Thursday, February 21, 2008
US missile hits 'toxic satellite'
The US has successfully struck a disabled spy satellite with a missile fired from a warship in waters west of Hawaii, military officials say.
Operatives had only a 10-second window to hit the satellite - USA 193 - which went out of control shortly after it was launched in December 2006.
Officials were worried its hydrazine fuel could do harm, but it is not yet known if the fuel tank was destroyed.
The controversial operation has been criticised by China and Russia.
On Thursday, China called on the US to provide more information about the mission.
Russia suspects the operation was a cover to test anti-satellite technology under the US missile defence programme.
The US denies the operation was a response to an anti-satellite test carried out by China last year, which prompted fears of a space arms race.
Precision needed
The BBC's Jonathan Beale in Washington says this operation was hugely ambitious.
The operation went ahead hours after the space shuttle Atlantis landed, removing it as a safety issue for the military.
The satellite - believed by some commentators to be a radar imaging reconnaissance satellite - was passing about 130 miles (210km) over the Pacific.
Earlier the military said it would use an SM-3 missile fired from the cruiser USS Lake Erie, which is posted on the western side of Hawaii along with the destroyers USS Decatur and USS Russell.
But it is not yet known how successful the operation was - the missile needed to pierce the bus-sized satellite's fuel tank, containing more than 450kg (1,000lbs) of toxic hydrazine, which would otherwise be expected to survive re-entry.
The Pentagon said confirmation that the fuel tank has been hit should be available within 24 hours.
US officials said without an attempt to destroy the fuel tank, and with the satellite's thermal control system gone, the fuel would now be frozen solid, allowing the tank to resist the heat of re-entry.
If the tank were to land intact, it could leak toxic gas over a wide area - harming or kill humans if inhaled, officials had warned.
Debris
Officials expect that over 50% of the debris will fall to Earth within the first 15 hours after the strike - or within its first two revolutions of Earth.
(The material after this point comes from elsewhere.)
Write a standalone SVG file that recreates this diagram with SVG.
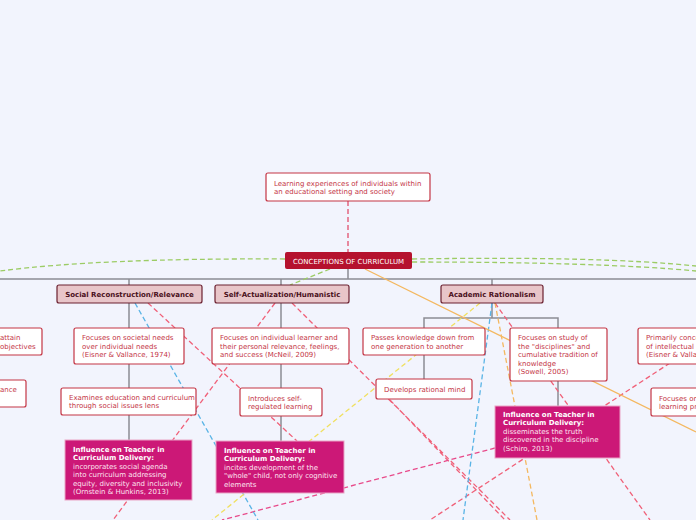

Left to its own devices, about half of the spacecraft would have been expected to survive the blazing descent through the atmosphere, scattering debris in a defined "corridor" which runs across the Earth's surface.
Professor Richard Crowther, a space debris expert with the Science and Technology Facilities Council (STFC), said that if struck with the missile, about 25% of USA 193 is likely to survive the fall to Earth.
"The smaller the debris is the more likely you are to get burn-through. So if you fragment something before re-entry, less mass will survive to hit the Earth," he told BBC News.
Russian suspicion
But Russia's defence ministry has effectively branded the US operation a cover for testing an anti-satellite weapon.
The Russian defence ministry argued that various countries' spacecraft had crashed to Earth in the past, with many using toxic fuel on board, but that this had never before merited "extraordinary measures".
Last year, China carried out a test using a ground-based ballistic missile to destroy a satellite in space, prompting international alarm and fears of a space arms race.
On Tuesday, a US State Department spokesman stressed that the action was meant to protect people from the hazardous fuel and was not a weapons test.
The US government has also denied claims that the main aim of the operation was to destroy secret components on USA 193.
Officials say classified parts would be burned up in the atmosphere and, in any case, that would not be a reason for shooting down the satellite.